For all the tests you can put verse through, I have a simple one: read the book once, slowly, then put it down. An hour later, see which poems you can remember, or which lines remain the most vivid. (Call this the Williams Test.) I found I remembered the later poems most, and noted how they seemed to flow more smoothly than the earlier ones, make their points more clearly. I should add that 'God, A Poem' was the sole, witty exception - which is a useful poem for fellow atheists to commit to memory:
'I didn't exist at Creation,
I didn't exist at the Flood,
And I won't be around for Salvation
To sort out the sheep from the cud-
'Or whatever the phrase is. The fact is
In soteriological terms
I'm a crude existential malpractice
And you are a diet of worms.'
Particularly, I liked 'The Ideal', 'Tiananmen', 'Blood and Lead', 'Jerusalem'. In spite of its weak last two stanzas, special mention goes to the collection's beautiful title piece, 'Yellow Tulips', which hits all the same high buttons as Les Murray's masterpiece 'The Broad Bean Sermon':
'They have come out of the wood now. They are skirting the fields
Between the tall wheat and the hedge, on the unploughed strips.

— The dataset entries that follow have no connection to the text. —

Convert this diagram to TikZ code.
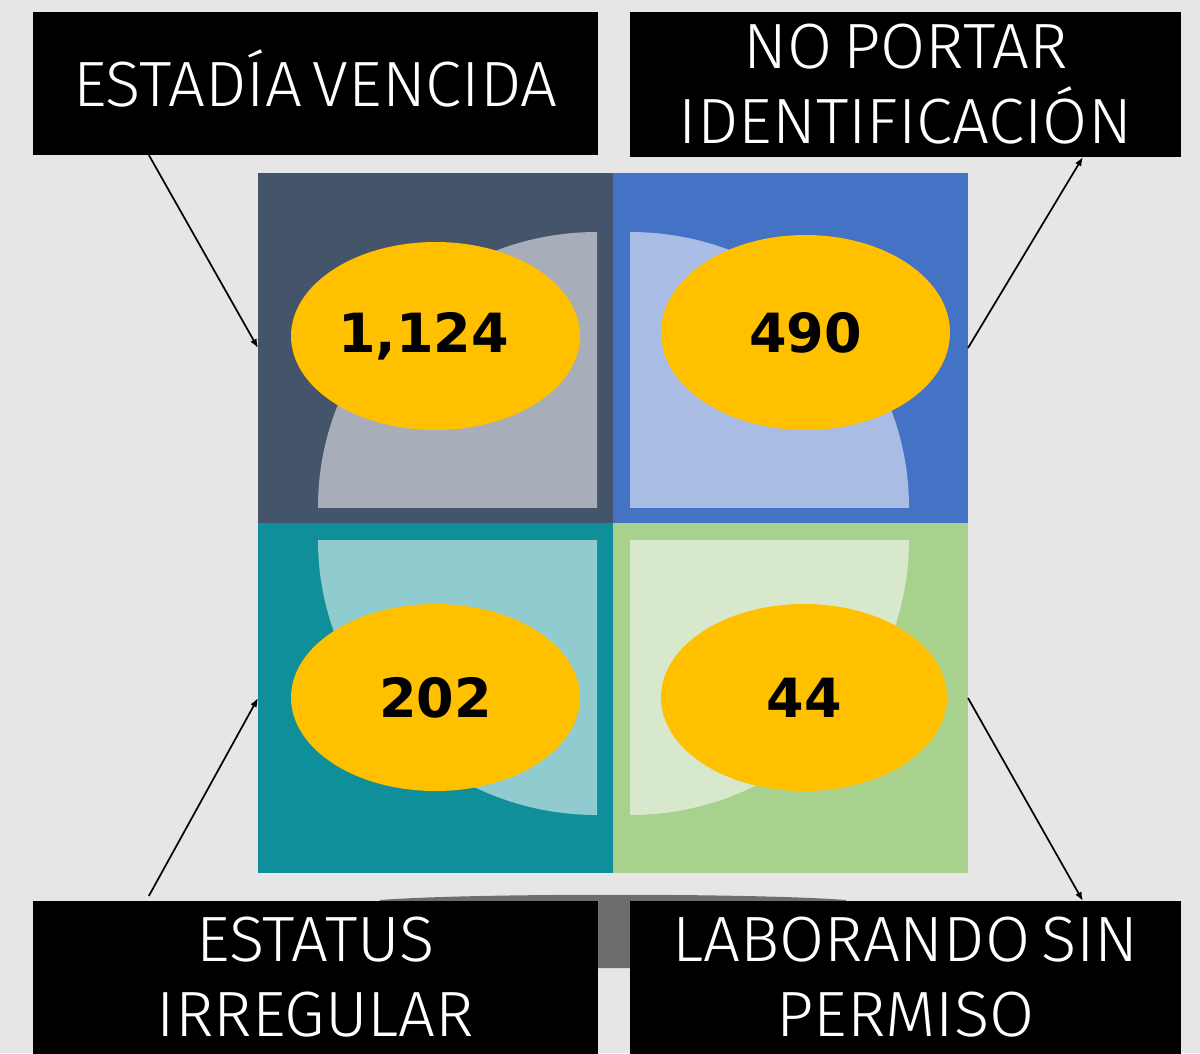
\documentclass[tikz,border=0pt]{standalone}
\usepackage{fontspec}
\setmainfont{DejaVu Sans}
\newfontfamily\labelfont{Fira Sans Light}[FakeStretch=1.02,WordSpace=0.6]
\usetikzlibrary{shapes.geometric,calc,arrows.meta}
\definecolor{bgc}{HTML}{E7E6E6}
\definecolor{basegray}{HTML}{6D6D6D}
\definecolor{qa}{HTML}{44546A}
\definecolor{qb}{HTML}{4472C4}
\definecolor{qc}{HTML}{0F8F99}
\definecolor{qd}{HTML}{A9D18E}
\definecolor{la}{HTML}{A7AEB9}
\definecolor{lb}{HTML}{A8BCE4}
\definecolor{lc}{HTML}{8FCBCF}
\definecolor{ld}{HTML}{D7E8CC}
\definecolor{gold}{HTML}{FFC000}
\tikzset{
  quad/.style={rectangle,inner sep=0,outer sep=0,minimum width=355,minimum height=350},
  lbl/.style={rectangle,fill=black,inner sep=0,outer sep=0,text=white,align=center,
    font=\labelfont\fontsize{64}{75}\selectfont},
  val/.style={ellipse,fill=gold,inner sep=0,outer sep=0,text=black,
    font=\bfseries\fontsize{54}{60}\selectfont},
  conn/.style={draw=black,line width=1.7pt,-{Latex[length=9pt,width=7pt]}}
}
\begin{document}
\begin{tikzpicture}[x=1pt,y=-1pt]
\useasboundingbox (0,0) rectangle (1200,1053);
\fill[bgc] (0,0) rectangle (1200,1053);
% gray base behind the lower labels
\fill[basegray] (380,900) .. controls (470,893) and (756,893) .. (846,900) -- (846,968) -- (380,968) -- cycle;
% label boxes
\node[lbl,minimum width=565,minimum height=143] (b1) at (315.5,83.5) {\raisebox{-22.5pt}[0pt][0pt]{ESTADÍA VENCIDA}};
\node[lbl,minimum width=551,minimum height=145] (b2) at (905.5,84.5) {NO PORTAR\\IDENTIFICACIÓN};
\node[lbl,minimum width=565,minimum height=153] (b3) at (315.5,977.5) {ESTATUS\\IRREGULAR};
\node[lbl,minimum width=551,minimum height=153] (b4) at (905.5,977.5) {LABORANDO SIN\\PERMISO};
% quadrants
\node[quad,fill=qa] (q1) at (435.5,348) {};
\node[quad,fill=qb] (q2) at (790.5,348) {};
\node[quad,fill=qc] (q3) at (435.5,698) {};
\node[quad,fill=qd] (q4) at (790.5,698) {};
% quarter discs
\begin{scope}
  \clip (318,232) rectangle (597,507);
  \fill[la] (597,507) ellipse [x radius=279,y radius=275];
\end{scope}
\begin{scope}
  \clip (630,232) rectangle (909,507);
  \fill[lb] (630,507) ellipse [x radius=279,y radius=275];
\end{scope}
\begin{scope}
  \clip (318,540) rectangle (597,815);
  \fill[lc] (597,540) ellipse [x radius=279,y radius=275];
\end{scope}
\begin{scope}
  \clip (630,540) rectangle (909,815);
  \fill[ld] (630,540) ellipse [x radius=279,y radius=275];
\end{scope}
% values
\node[val,minimum width=289,minimum height=188] (e1) at (435.5,336) {\hspace*{-24pt}1,124};
\node[val,minimum width=289,minimum height=195] (e2) at (805.5,332.5) {490};
\node[val,minimum width=289,minimum height=187] (e3) at (435.5,697.5) {202};
\node[val,minimum width=286,minimum height=187] (e4) at (804,697.5) {44};
% connectors
\draw[conn] ($(b1.south west)!0.205!(b1.south east)$) -- (q1.west);
\draw[conn] (q2.east) -- ($(b2.south west)!0.822!(b2.south east)$);
\draw[conn] ($(b3.north west)!0.205!(b3.north east)+(0,-5)$) -- (q3.west);
\draw[conn] (q4.east) -- ($(b4.north west)!0.822!(b4.north east)$);
\end{tikzpicture}
\end{document}
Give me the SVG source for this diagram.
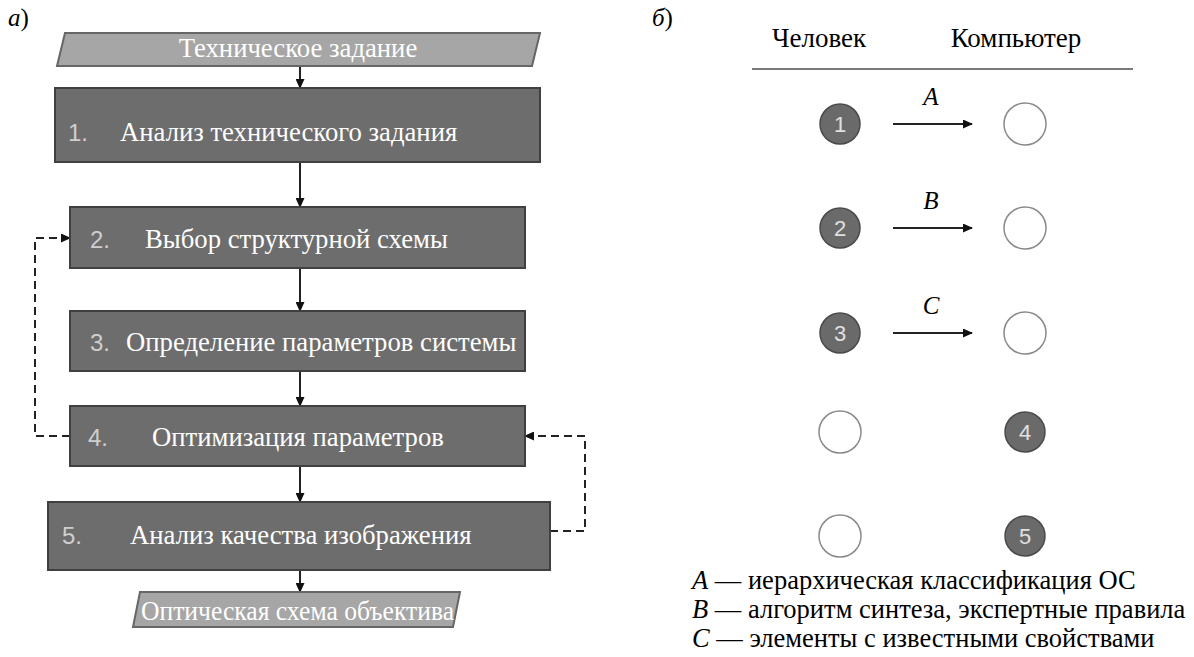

And they believe anyone who saw them would know
Every secret of their limbs and of their lips
As if, like creatures of legend, they had come down out of the mist
Back to their native city and stood in the square,
And they were seen to be marked at the throat with a certain sign
Whose meaning all could share.'
If I didn't like the collection as a whole as much as I expected, I subsequently bought (and enjoyed) his prose work All the Wrong Places: Adrift in the Politics of Southeast Asia (Classics of Reportage). Maybe you will too.